Plaintiff's § 17200 claim is vague and conclusory, since it alleges only that "[b]y their activities and omissions as herein alleged, defendants . . . have engaged in unlawful or unfair business practice[s] within the meaning of [§ 17200]." (Compl. ¶ 32.) See Espinoza v. Recontrust Co., N.A., No. 09-CV-1687-IEG (RBB), 2010 WL 1568551, at *9 (S.D. Cal. Apr. 19, 2010) (holding similar allegations were "insufficient to survive a motion to dismiss"). Therefore, Plaintiff's § 17200 claim is dismissed.

D. Willful Misrepresentation, Negligent Misrepresentation, Fraud, and Promise without Intent to Perform Defendant also seeks dismissal of Plaintiff's fourth through seventh claims, in which Plaintiff alleges willful misrepresentation, negligent misrepresentation, fraud, and promise without intent to perform. Defendant argues, inter alia, that these claims fail to comply with Rule 9(b)'s heightened pleading standard. (Mot. 9:16-19, 11:10-13, 11:23-24.)

Rule 9(b)'s heightened pleading standard applies to "averments of fraud" in all civil cases, regardless of whether or not "fraud" is an essential element of the claim. Vess v. Ciba-Geigy Corp., 317 F.3d 1097, 1103-1105 (9th Cir. 2003). Rule 9(b) provides that "[i]n alleging fraud or mistake, a party must state with particularity the circumstances constituting fraud or mistake." The required specificity includes the "time, place, and specific content of the false representations as well as the identities of the parties to the misrepresentations." Swartz v. KPMG LLP, 476 F.3d 756, 764 (9th Cir. 2007) (quotation omitted).
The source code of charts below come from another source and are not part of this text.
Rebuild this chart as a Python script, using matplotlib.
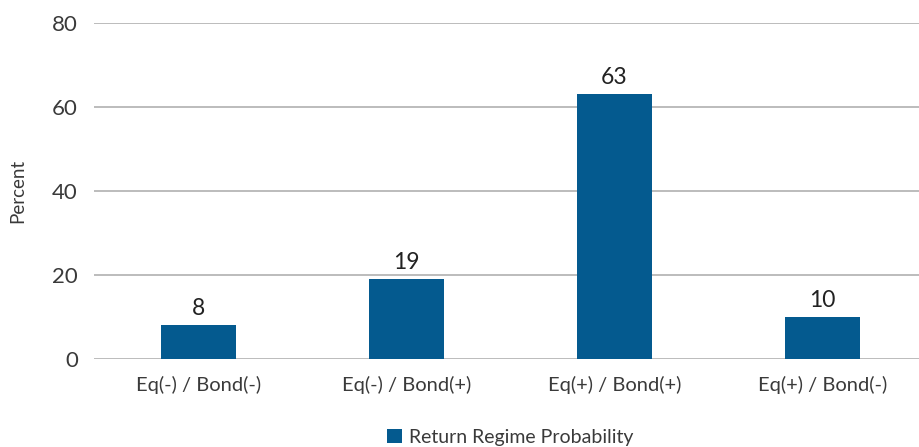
import matplotlib

matplotlib.use("Agg")
import matplotlib.pyplot as plt
import numpy as np

categories = ["Eq(-) / Bond(-)", "Eq(-) / Bond(+)", "Eq(+) / Bond(+)", "Eq(+) / Bond(-)"]
values = [8, 19, 63, 10]
y_ticks = [0, 20, 40, 60, 80]
series_name = "Return Regime Probability"

BAR_COLOR = "#045a8f"
TEXT_COLOR = "#3a3a3a"
GRID_COLOR = "#b0b0b0"

plt.rcParams["font.family"] = ["Lato", "DejaVu Sans"]

fig = plt.figure(figsize=(9.2, 4.47), dpi=100)
# axes runs a little past the right edge, like the source image
ax = fig.add_axes([0.1027, 0.197, 0.904, 0.752])

x = np.arange(len(categories))
ax.bar(x, values, width=0.36, color=BAR_COLOR, zorder=3, label=series_name)

for xi, v in zip(x, values):
    ax.text(xi, v + 1.5, f"{v}", ha="center", va="bottom", fontsize=16.5,
            color="#222222")

ax.set_xlim(-0.5, 3.5)
ax.set_ylim(0, 80)
ax.set_yticks(y_ticks)
ax.set_yticklabels([str(t) for t in y_ticks], fontsize=16, color=TEXT_COLOR)
ax.set_xticks(x)
ax.set_xticklabels(categories, fontsize=14.5, color=TEXT_COLOR)
ax.tick_params(axis="both", length=0)
ax.tick_params(axis="y", pad=12)
ax.tick_params(axis="x", pad=12)
ax.grid(axis="y", color=GRID_COLOR, linewidth=1.2, zorder=0)
for spine in ax.spines.values():
    spine.set_visible(False)

ax.set_ylabel("Percent", fontsize=13.5, color=TEXT_COLOR)
ax.yaxis.set_label_coords(-0.082, 0.5)

ax.legend(loc="upper center", bbox_to_anchor=(0.5, -0.155), frameon=False,
          handlelength=0.75, handleheight=0.75, handletextpad=0.35,
          prop={"size": 14}, labelcolor=TEXT_COLOR)

fig.savefig("out.png", dpi=100)
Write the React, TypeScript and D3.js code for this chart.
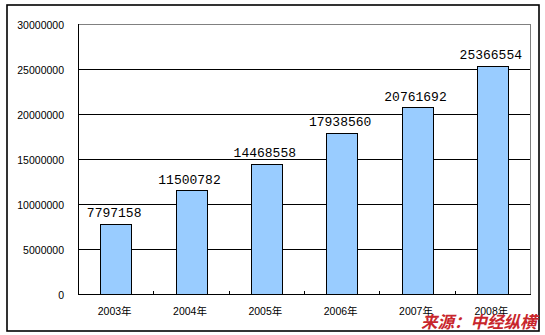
import React from "react";
import * as d3 from "d3";

const years = ["2003年", "2004年", "2005年", "2006年", "2007年", "2008年"];
const values = [7797158, 11500782, 14468558, 17938560, 20761692, 25366554];
const yTicks = [0, 5000000, 10000000, 15000000, 20000000, 25000000, 30000000];

export default function App() {
  const W = 545, H = 335;
  const left = 78, right = 530, top = 24, bottom = 294;
  const x = d3.scaleBand<string>().domain(years).range([left, right]).paddingInner(0.59).paddingOuter(0.295);
  const y = d3.scaleLinear().domain([0, 30000000]).range([bottom, top]);
  const step = (right - left) / years.length;
  return (
    <svg width={W} height={H} style={{ position: "absolute", left: 0, top: 0, background: "#fff" }}>
      <rect x={7} y={5} width={532} height={326} fill="#fff" stroke="#000" strokeWidth={1.6} />
      {/* plot border gray */}
      <line x1={left} x2={right} y1={top + 0.5} y2={top + 0.5} stroke="#808080" />
      <line x1={right + 0.5} x2={right + 0.5} y1={top} y2={bottom} stroke="#808080" />
      {yTicks.slice(1, -1).map((t) => (
        <line key={t} x1={left} x2={right} y1={Math.round(y(t)) + 0.5} y2={Math.round(y(t)) + 0.5} stroke="#000" />
      ))}
      {yTicks.map((t) => (
        <text key={"l" + t} x={64} y={y(t) + 5} textAnchor="end" fontFamily="Liberation Sans, Arial, sans-serif" fontSize={10.5} fill="#000">
          {t}
        </text>
      ))}
      {values.map((v, i) => (
        <rect key={i} x={Math.round(x(years[i])!) + 0.5} y={Math.round(y(v)) + 0.5} width={Math.round(x.bandwidth())} height={Math.round(bottom - y(v))} fill="#99CCFF" stroke="#000" strokeWidth={1} />
      ))}
      {/* axes */}
      <line x1={left + 0.5} x2={left + 0.5} y1={top} y2={bottom + 0.5} stroke="#000" />
      <line x1={left} x2={right + 1} y1={bottom + 0.5} y2={bottom + 0.5} stroke="#000" />
      {d3.range(1, years.length).map((i) => (
        <line key={"t" + i} x1={Math.round(left + i * step) + 0.5} x2={Math.round(left + i * step) + 0.5} y1={bottom - 3} y2={bottom} stroke="#000" />
      ))}
      {years.map((yr) => (
        <text key={yr} x={x(yr)! + x.bandwidth() / 2 - 1} y={315} textAnchor="middle" fontFamily="Liberation Sans, Arial, 'Noto Sans CJK SC', sans-serif" fontSize={10.5} fill="#000">
          {yr}
        </text>
      ))}
      {values.map((v, i) => (
        <text key={"v" + i} x={x(years[i])! + x.bandwidth() / 2 - 1.5} y={y(v) - 6.5} textAnchor="middle" fontFamily="Liberation Mono, DejaVu Sans Mono, monospace" fontSize={13} fill="#000">
          {v}
        </text>
      ))}
      <text x={421} y={328} fontFamily="'Noto Sans CJK SC', sans-serif" fontSize={16.5} fontWeight="bold" fontStyle="italic" fill="#c8262c">
        来源：中经纵横
      </text>
    </svg>
  );
}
Plaintiff's claims for willful misrepresentation, negligent misrepresentation, fraud, and promise without intent to perform are based upon the following allegations:

Defendants . . . confirm[ed] to Plaintiff that if [it] complie[d] with all obligations and requests regarding [the loan] modification, that [it] would and has stepped into the shoes of the original borrower. .

Defendants . . . affirmatively represented to Plaintiff that Defendants would represent the interests of the plaintiff, and not just take its money and foreclose on the subject property. . . . .
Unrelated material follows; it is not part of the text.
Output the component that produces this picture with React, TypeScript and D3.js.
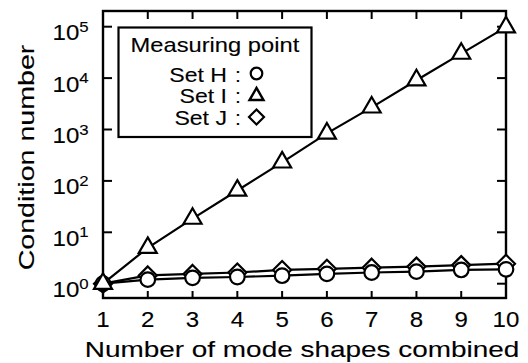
import React from "react";
import * as d3 from "d3";

const xValues = [1, 2, 3, 4, 5, 6, 7, 8, 9, 10];
const setH = [1, 1.2, 1.3, 1.35, 1.43, 1.55, 1.65, 1.72, 1.85, 1.9];
const setI = [1, 5, 18.5, 65, 230, 840, 2700, 9100, 30000, 98000];
const setJ = [1, 1.45, 1.55, 1.65, 1.85, 1.95, 2.05, 2.15, 2.3, 2.45];
const yTickExps = [0, 1, 2, 3, 4, 5];
const legendTitle = "Measuring point";
const legendNames = ["Set H", "Set I", "Set J"];
const xTitle = "Number of mode shapes combined";
const yTitle = "Condition number";

const W = 528, H = 363;
const L = 103, R = 506, T = 11, B = 298;
const FONT = "'Liberation Sans', Arial, Helvetica, sans-serif";
const TS = { stroke: "black", strokeWidth: 0.12 } as const;

export default function App() {
  const x = d3.scaleLinear().domain([1, 10]).range([L, R]);
  const y = d3.scaleLog().domain([Math.pow(10, -14.3 / 51.4), Math.pow(10, 5 + 15.7 / 51.4)]).range([B, T]);
  const line = d3.line<number>().x((_, i) => x(xValues[i])).y((v) => y(v));

  const tri = (cx: number, cy: number, s = 18) => {
    const h = s * 0.866;
    return `M${cx},${cy - (2 * h) / 3}L${cx + s / 2},${cy + h / 3}L${cx - s / 2},${cy + h / 3}Z`;
  };
  const dia = (cx: number, cy: number, r = 9) =>
    `M${cx},${cy - r}L${cx + r},${cy}L${cx},${cy + r}L${cx - r},${cy}Z`;

  const legY = [81.5, 103, 125];
  const legendSym = (i: number, cx: number, cy: number) => {
    if (i === 0) return <circle cx={cx} cy={cy} r={5.8} fill="white" stroke="black" strokeWidth={2.2} />;
    if (i === 1) return <path d={tri(cx, cy + 1, 14)} fill="white" stroke="black" strokeWidth={2.4} />;
    return <path d={dia(cx, cy, 7.5)} fill="white" stroke="black" strokeWidth={2.2} />;
  };

  return (
    <svg width={W} height={H} style={{ position: "absolute", left: 0, top: 0, background: "white" }} fontFamily={FONT}>
      <rect x={0} y={0} width={W} height={H} fill="white" />
      <rect x={L} y={T} width={R - L} height={B - T} fill="none" stroke="black" strokeWidth={2.4} />
      {xValues.map((v) => (
        <g key={"xt" + v}>
          <line x1={x(v)} x2={x(v)} y1={B} y2={B - 7} stroke="black" strokeWidth={2} />
          <line x1={x(v)} x2={x(v)} y1={T} y2={T + 8} stroke="black" strokeWidth={2} />
          <g transform={`translate(${x(v)},327) scale(1.12,1)`}>
            <text x={0} y={0} fontSize={21.5} textAnchor="middle" {...TS}>{v}</text>
          </g>
        </g>
      ))}
      {yTickExps.map((e) => {
        const yy = y(Math.pow(10, e));
        return (
          <g key={"yt" + e}>
            <line x1={L} x2={L + 9} y1={yy} y2={yy} stroke="black" strokeWidth={2} />
            <line x1={R} x2={R - 9} y1={yy} y2={yy} stroke="black" strokeWidth={2} />
            <g transform={`translate(52.5,${yy + 13.5}) scale(1.12,1)`}>
              <text x={0} y={0} fontSize={21.5} {...TS}>
                10<tspan dy={-8.5} fontSize={15}>{e}</tspan>
              </text>
            </g>
          </g>
        );
      })}
      {[setH, setJ, setI].map((s, k) => (
        <path key={"ln" + k} d={line(s) || ""} fill="none" stroke="black" strokeWidth={2.2} />
      ))}
      {setJ.map((v, i) => (
        <path key={"j" + i} d={dia(x(xValues[i]), y(v))} fill="white" stroke="black" strokeWidth={2.2} />
      ))}
      {setH.map((v, i) => (
        <circle key={"h" + i} cx={x(xValues[i])} cy={y(v)} r={7.3} fill="white" stroke="black" strokeWidth={2.2} />
      ))}
      {setI.map((v, i) => (
        <path key={"i" + i} d={tri(x(xValues[i]), y(v))} fill="white" stroke="black" strokeWidth={2.2} />
      ))}
      <rect x={118.5} y={27.5} width={193} height={109.5} fill="white" stroke="black" strokeWidth={2.2} />
      <g transform="translate(130.5,51.7) scale(1.13,1)">
        <text x={0} y={0} fontSize={21} {...TS}>{legendTitle}</text>
      </g>
      {legendNames.map((n, i) => (
        <g key={"lg" + i}>
          <g transform={`translate(227,${legY[i]}) scale(1.1,1)`}>
            <text x={0} y={0} fontSize={21} textAnchor="end" {...TS}>{n}</text>
          </g>
          <text x={238} y={legY[i]} fontSize={21} textAnchor="middle" {...TS}>:</text>
          {legendSym(i, 256.5, legY[i] - 8)}
        </g>
      ))}
      <g transform="translate(302,356.7) scale(1.27,1)">
        <text x={0} y={0} fontSize={22} textAnchor="middle" {...TS}>{xTitle}</text>
      </g>
      <g transform="translate(34,157.5) rotate(-90) scale(1.3,1)">
        <text x={0} y={0} fontSize={22} textAnchor="middle" {...TS}>{yTitle}</text>
      </g>
    </svg>
  );
}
Defendant . . . in breach of their duties as described herein, so negligently and carelessly failed to make reasonable efforts and inquiry so that Plaintiff was not made aware of all material facts which would or could affect Plaintiff's agreement to purchase the subject property. . . . .

Defendants did the acts herein alleged with the intent to deceive and defraud Plaintiff. . . . .

At the time Defendant . . . had Plaintiff [take over the Loan Modification A]greement, Defendants had no intention of performing the terms of said agreement . . . ."

(Compl. ¶¶ 9, 37, 45, 51, 56.)

These "averments of fraud" do not provide the specificity required by Rule 9(b). See Kearns v. Ford Motor Co., 567 F.3d 1120, 1125-27 (9th Cir. 2009) (holding allegations concerning false representations and non-disclosures "are grounded in fraud" and are subject to Rule 9(b)). They do not provide sufficient detail concerning the time, date, and place of the alleged misrepresentations and non-disclosures, nor the identity of who made them. Therefore, Plaintiff's claims against Defendant alleging willful misrepresentation, negligent misrepresentation, fraud and promise without intent to perform are dismissed.


For the stated reasons, Defendant's motion to dismiss is GRANTED. Since all claims alleged against Defendant are dismissed, Defendant's alternative motion to strike and motion for a more definite statement are DENIED as moot. Plaintiff is granted ten (10) days from the date on which this order is filed to file a First Amended Complaint.

This action may be dismissed with prejudice under Federal Rule of Civil Procedure 41(b) if Plaintiff fails to file an amended complaint within the prescribed time period.